I'm not sure I agree completely with the 6 month guideline and losing CQ points. It comes down to individual bean character, how it is stored, etc.
I'm certainly not saying 6 months from 'picking & processing', and fully accept that processing can often include resting. I think you'll agree that traditional packaging and shipping (eg. sea freight in hessian sacks) has typically done no favours to Australian buyers, and that last season's landed crop from an origin will rarely if ever taste better than the previous one when cupped side by site (assuming no major crop-affecting factors).
What this tells me is age can be less of a factor compared to original bean quality and roast performance.

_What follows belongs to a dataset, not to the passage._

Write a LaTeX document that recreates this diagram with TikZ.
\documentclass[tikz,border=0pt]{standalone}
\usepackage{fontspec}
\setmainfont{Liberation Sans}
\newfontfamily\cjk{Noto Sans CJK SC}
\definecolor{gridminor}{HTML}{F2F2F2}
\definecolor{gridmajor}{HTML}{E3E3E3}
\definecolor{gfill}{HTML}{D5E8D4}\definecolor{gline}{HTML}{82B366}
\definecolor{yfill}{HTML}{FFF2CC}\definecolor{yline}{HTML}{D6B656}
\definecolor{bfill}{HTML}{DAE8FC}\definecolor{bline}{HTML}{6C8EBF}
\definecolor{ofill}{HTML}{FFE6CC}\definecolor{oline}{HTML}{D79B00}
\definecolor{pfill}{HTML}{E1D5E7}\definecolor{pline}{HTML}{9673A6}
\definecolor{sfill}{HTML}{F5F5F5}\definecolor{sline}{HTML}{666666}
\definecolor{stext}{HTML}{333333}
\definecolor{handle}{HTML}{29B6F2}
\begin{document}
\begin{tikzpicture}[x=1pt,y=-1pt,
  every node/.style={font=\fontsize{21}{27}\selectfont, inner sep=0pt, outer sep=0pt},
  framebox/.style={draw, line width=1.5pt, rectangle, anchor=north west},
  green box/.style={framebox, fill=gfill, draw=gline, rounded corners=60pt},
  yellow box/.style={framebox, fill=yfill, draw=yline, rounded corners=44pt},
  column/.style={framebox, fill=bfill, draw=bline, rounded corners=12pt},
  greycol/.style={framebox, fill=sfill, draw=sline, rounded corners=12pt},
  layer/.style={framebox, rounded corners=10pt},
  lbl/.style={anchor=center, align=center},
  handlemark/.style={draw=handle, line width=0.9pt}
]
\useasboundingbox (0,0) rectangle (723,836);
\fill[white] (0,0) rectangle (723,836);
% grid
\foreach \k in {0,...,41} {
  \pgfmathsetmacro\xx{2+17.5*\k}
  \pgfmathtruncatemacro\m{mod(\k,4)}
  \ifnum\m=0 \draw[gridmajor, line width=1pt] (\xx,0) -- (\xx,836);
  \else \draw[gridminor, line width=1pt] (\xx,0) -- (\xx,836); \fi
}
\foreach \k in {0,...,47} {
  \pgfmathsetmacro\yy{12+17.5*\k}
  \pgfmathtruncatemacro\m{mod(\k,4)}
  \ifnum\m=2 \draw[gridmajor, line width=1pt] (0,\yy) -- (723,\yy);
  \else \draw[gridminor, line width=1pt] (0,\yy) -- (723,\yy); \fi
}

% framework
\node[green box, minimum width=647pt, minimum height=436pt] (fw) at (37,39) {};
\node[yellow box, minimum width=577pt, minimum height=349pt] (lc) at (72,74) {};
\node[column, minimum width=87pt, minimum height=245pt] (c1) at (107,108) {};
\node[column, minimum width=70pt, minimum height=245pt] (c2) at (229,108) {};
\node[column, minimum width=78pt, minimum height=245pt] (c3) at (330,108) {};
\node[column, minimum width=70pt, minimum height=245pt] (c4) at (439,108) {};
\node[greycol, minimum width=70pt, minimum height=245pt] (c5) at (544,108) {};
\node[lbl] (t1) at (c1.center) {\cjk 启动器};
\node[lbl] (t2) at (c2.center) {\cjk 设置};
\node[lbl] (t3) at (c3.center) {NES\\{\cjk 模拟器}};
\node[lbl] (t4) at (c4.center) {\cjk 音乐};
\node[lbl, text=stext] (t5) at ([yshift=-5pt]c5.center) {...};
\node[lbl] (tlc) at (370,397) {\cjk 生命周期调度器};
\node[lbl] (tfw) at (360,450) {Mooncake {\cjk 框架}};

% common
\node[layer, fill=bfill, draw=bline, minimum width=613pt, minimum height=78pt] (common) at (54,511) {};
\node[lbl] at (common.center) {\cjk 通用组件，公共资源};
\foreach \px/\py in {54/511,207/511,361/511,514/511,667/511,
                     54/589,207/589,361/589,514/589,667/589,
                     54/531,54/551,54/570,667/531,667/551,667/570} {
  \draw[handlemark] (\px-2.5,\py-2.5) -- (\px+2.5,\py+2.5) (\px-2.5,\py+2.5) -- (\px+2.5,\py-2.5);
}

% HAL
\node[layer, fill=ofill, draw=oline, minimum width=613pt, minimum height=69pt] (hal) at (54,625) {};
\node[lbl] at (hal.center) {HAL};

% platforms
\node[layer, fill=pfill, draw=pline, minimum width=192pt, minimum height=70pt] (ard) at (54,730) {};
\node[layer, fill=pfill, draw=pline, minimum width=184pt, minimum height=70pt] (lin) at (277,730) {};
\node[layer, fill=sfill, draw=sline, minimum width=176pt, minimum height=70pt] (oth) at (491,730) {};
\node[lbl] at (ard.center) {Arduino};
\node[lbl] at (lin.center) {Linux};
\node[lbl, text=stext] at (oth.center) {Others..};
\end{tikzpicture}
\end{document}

So we both agree that age can turn beans flat?
My experience is a loss of complexity, with my basic coffee chemistry thinking being that it is a result of the more volatile/less stable compounds degrading over time. It seems to me that while this will usually
result in a less enjoyable end product, there will be exceptions (maybe especially in coffees that cup a little lower due to the presence of less pleasant relatively volatile compounds).
The reason I eulogise the high end of specialty coffee (90+) and try not to buy anything less than 85 points unless it roasts up really well to a specific profile is because if you start with high bean quality, ageing and non-optimal roasting will still leave you with a much better cup.
eg. (MaxBQ - RoastError - Degradation) = CupQuality.
You make a good point that some coffees seem to need to 'stablise' before they roast brilliantly, but all will degrade after that I guess.